begin EXERCISE DATA

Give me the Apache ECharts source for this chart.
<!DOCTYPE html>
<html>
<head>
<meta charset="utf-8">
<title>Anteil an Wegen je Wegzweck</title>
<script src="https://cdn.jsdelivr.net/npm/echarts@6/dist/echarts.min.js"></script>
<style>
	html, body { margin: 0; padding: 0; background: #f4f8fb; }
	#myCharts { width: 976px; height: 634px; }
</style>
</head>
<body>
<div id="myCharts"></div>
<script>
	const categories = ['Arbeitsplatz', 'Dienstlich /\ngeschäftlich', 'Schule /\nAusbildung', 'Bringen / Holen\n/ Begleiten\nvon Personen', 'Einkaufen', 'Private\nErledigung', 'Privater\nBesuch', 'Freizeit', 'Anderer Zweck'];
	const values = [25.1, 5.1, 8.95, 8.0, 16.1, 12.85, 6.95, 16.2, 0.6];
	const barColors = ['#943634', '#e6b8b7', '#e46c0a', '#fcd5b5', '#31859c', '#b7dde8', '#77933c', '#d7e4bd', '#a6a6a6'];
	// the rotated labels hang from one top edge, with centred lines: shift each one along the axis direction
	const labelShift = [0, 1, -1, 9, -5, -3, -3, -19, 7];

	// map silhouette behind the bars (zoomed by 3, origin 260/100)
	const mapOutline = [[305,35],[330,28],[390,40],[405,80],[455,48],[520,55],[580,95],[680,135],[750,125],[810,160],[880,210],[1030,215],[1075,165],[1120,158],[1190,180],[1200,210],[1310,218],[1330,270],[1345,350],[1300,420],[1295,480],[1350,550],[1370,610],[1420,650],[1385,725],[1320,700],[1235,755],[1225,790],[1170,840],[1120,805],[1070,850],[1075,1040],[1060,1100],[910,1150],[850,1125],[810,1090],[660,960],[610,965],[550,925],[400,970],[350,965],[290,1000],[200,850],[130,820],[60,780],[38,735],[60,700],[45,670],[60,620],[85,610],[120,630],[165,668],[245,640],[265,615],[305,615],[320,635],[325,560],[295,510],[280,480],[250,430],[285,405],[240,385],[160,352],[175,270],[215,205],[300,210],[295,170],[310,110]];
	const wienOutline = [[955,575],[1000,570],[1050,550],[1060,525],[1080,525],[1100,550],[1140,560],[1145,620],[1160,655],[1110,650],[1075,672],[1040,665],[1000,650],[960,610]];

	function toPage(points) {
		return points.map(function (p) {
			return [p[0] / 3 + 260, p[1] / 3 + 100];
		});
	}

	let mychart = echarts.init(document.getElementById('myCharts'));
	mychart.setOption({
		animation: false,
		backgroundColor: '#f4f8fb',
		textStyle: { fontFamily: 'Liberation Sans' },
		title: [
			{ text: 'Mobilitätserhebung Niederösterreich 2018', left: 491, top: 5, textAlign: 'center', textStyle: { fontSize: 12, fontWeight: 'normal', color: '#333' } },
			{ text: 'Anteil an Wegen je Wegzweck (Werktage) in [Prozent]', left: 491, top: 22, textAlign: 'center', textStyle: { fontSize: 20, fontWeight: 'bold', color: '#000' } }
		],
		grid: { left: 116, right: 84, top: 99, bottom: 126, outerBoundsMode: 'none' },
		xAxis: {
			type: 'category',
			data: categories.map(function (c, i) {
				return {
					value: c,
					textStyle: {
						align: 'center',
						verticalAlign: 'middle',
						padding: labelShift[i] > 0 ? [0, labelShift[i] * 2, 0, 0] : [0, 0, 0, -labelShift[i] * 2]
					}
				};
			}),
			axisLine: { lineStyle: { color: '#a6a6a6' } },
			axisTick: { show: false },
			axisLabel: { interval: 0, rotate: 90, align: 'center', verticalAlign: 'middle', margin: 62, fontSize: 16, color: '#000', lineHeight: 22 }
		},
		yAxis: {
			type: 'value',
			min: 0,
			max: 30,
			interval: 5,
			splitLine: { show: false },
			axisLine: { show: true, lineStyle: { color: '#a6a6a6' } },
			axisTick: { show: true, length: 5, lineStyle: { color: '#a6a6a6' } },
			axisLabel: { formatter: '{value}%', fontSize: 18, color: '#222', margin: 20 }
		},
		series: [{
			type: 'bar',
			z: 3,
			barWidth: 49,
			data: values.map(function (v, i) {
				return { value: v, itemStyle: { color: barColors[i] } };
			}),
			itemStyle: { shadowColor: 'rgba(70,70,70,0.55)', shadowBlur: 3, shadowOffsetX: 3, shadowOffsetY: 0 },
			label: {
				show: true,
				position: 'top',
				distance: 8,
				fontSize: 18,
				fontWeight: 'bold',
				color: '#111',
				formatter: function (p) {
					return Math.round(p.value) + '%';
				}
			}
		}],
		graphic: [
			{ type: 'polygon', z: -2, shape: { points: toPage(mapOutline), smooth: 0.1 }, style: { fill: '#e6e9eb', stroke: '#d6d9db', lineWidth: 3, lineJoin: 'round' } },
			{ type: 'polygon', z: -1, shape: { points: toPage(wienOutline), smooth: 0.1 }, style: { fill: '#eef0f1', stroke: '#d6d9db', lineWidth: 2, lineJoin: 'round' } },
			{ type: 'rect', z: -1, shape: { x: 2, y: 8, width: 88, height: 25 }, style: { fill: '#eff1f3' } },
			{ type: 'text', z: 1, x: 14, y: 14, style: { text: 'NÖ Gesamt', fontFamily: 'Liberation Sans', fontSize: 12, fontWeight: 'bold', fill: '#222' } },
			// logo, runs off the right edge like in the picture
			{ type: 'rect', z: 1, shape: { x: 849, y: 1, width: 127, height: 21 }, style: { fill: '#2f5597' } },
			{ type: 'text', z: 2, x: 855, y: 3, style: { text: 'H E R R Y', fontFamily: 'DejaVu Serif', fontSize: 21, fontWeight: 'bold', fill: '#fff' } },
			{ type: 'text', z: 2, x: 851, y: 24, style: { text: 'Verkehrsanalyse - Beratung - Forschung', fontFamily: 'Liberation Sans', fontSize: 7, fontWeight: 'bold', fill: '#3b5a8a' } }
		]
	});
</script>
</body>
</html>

end EXERCISE DATA
begin EXERCISE DATA

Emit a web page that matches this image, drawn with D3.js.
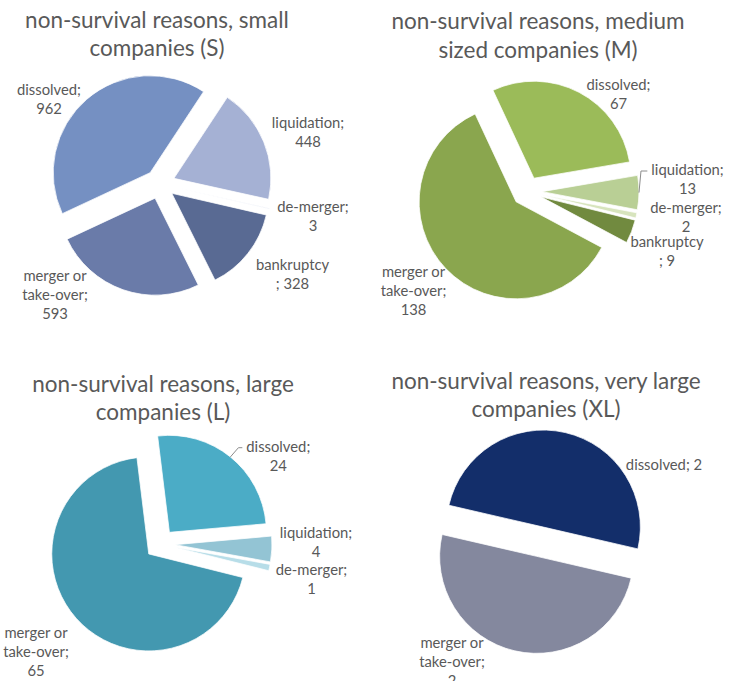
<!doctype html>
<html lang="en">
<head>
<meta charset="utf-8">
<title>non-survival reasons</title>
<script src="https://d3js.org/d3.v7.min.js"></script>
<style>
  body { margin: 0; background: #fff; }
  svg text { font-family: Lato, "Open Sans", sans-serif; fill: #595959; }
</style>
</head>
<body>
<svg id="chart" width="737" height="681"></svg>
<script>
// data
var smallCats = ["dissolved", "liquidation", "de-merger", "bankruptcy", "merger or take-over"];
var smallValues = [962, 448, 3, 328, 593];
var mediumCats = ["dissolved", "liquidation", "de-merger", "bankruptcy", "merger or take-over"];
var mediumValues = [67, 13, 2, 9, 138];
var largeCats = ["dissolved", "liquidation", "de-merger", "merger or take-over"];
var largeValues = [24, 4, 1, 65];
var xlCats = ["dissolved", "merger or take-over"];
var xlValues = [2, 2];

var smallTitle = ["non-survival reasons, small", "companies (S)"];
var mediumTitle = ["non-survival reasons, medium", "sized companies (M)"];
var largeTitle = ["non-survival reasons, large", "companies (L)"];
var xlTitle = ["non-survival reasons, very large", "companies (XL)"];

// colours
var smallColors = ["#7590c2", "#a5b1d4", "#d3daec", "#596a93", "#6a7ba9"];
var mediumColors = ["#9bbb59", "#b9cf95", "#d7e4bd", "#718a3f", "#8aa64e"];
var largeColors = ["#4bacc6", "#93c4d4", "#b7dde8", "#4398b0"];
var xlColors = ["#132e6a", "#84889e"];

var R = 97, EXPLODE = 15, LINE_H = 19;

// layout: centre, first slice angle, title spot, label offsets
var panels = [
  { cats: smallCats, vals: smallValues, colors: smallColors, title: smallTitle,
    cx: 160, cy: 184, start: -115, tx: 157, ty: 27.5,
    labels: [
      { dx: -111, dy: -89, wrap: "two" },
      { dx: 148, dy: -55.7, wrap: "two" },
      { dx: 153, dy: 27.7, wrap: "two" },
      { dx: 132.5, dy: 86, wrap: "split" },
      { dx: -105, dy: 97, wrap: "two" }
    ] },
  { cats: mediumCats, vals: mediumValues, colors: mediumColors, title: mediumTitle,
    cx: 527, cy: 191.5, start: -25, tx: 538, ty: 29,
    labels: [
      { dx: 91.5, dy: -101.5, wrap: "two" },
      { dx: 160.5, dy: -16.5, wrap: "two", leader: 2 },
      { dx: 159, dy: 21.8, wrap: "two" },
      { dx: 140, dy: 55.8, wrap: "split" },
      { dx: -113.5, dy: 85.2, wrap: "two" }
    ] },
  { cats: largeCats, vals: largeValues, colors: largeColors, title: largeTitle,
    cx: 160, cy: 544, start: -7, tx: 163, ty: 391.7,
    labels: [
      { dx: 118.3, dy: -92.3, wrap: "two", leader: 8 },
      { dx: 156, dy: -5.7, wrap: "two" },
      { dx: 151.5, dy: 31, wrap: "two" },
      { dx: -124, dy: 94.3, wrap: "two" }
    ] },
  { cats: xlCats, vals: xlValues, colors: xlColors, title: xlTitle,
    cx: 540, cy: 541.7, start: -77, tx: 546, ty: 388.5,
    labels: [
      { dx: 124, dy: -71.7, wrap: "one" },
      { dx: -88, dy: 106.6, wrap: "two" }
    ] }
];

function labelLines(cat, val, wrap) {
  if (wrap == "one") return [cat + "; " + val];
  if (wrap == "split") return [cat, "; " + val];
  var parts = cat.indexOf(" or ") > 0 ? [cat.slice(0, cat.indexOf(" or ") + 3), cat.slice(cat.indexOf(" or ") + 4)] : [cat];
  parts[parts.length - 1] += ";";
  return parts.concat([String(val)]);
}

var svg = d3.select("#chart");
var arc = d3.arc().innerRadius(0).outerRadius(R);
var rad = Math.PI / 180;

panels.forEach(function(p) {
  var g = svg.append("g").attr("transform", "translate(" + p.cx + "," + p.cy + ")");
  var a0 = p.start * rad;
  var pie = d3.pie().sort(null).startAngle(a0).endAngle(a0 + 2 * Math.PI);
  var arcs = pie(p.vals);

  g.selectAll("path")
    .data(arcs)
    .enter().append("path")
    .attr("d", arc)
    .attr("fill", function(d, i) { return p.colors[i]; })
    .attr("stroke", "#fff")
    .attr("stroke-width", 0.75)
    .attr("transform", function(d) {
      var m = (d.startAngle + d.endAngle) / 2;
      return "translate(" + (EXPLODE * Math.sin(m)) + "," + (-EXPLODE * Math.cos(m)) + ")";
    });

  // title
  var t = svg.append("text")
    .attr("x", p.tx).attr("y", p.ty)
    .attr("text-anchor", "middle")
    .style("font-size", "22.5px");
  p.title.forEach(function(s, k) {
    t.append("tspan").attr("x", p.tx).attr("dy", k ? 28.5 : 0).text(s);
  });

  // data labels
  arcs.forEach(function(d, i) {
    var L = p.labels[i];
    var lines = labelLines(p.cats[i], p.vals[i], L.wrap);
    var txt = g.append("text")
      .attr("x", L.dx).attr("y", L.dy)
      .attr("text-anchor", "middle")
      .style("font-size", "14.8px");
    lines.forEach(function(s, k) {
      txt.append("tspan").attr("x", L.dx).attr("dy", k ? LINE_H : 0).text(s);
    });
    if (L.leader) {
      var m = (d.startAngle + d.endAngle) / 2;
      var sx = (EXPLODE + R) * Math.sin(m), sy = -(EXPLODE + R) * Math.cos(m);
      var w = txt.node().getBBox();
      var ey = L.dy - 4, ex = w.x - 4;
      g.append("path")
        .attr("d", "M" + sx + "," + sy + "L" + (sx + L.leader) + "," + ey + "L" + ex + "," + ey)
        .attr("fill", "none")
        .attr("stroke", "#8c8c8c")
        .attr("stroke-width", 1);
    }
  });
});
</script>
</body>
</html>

end EXERCISE DATA

• **EXERCISE DIRECTIONS**:
Above are some records. Reproduce the lines from the one with "Emit a web page" down to the one with "var R = 97, EXPLODE = 15, LINE_H = 19;", keeping both, and leave every picture out.

• **SOLUTION TO THIS PROBLEM**:
Emit a web page that matches this image, drawn with D3.js.
<!doctype html>
<html lang="en">
<head>
<meta charset="utf-8">
<title>non-survival reasons</title>
<script src="https://d3js.org/d3.v7.min.js"></script>
<style>
  body { margin: 0; background: #fff; }
  svg text { font-family: Lato, "Open Sans", sans-serif; fill: #595959; }
</style>
</head>
<body>
<svg id="chart" width="737" height="681"></svg>
<script>
// data
var smallCats = ["dissolved", "liquidation", "de-merger", "bankruptcy", "merger or take-over"];
var smallValues = [962, 448, 3, 328, 593];
var mediumCats = ["dissolved", "liquidation", "de-merger", "bankruptcy", "merger or take-over"];
var mediumValues = [67, 13, 2, 9, 138];
var largeCats = ["dissolved", "liquidation", "de-merger", "merger or take-over"];
var largeValues = [24, 4, 1, 65];
var xlCats = ["dissolved", "merger or take-over"];
var xlValues = [2, 2];

var smallTitle = ["non-survival reasons, small", "companies (S)"];
var mediumTitle = ["non-survival reasons, medium", "sized companies (M)"];
var largeTitle = ["non-survival reasons, large", "companies (L)"];
var xlTitle = ["non-survival reasons, very large", "companies (XL)"];

// colours
var smallColors = ["#7590c2", "#a5b1d4", "#d3daec", "#596a93", "#6a7ba9"];
var mediumColors = ["#9bbb59", "#b9cf95", "#d7e4bd", "#718a3f", "#8aa64e"];
var largeColors = ["#4bacc6", "#93c4d4", "#b7dde8", "#4398b0"];
var xlColors = ["#132e6a", "#84889e"];

var R = 97, EXPLODE = 15, LINE_H = 19;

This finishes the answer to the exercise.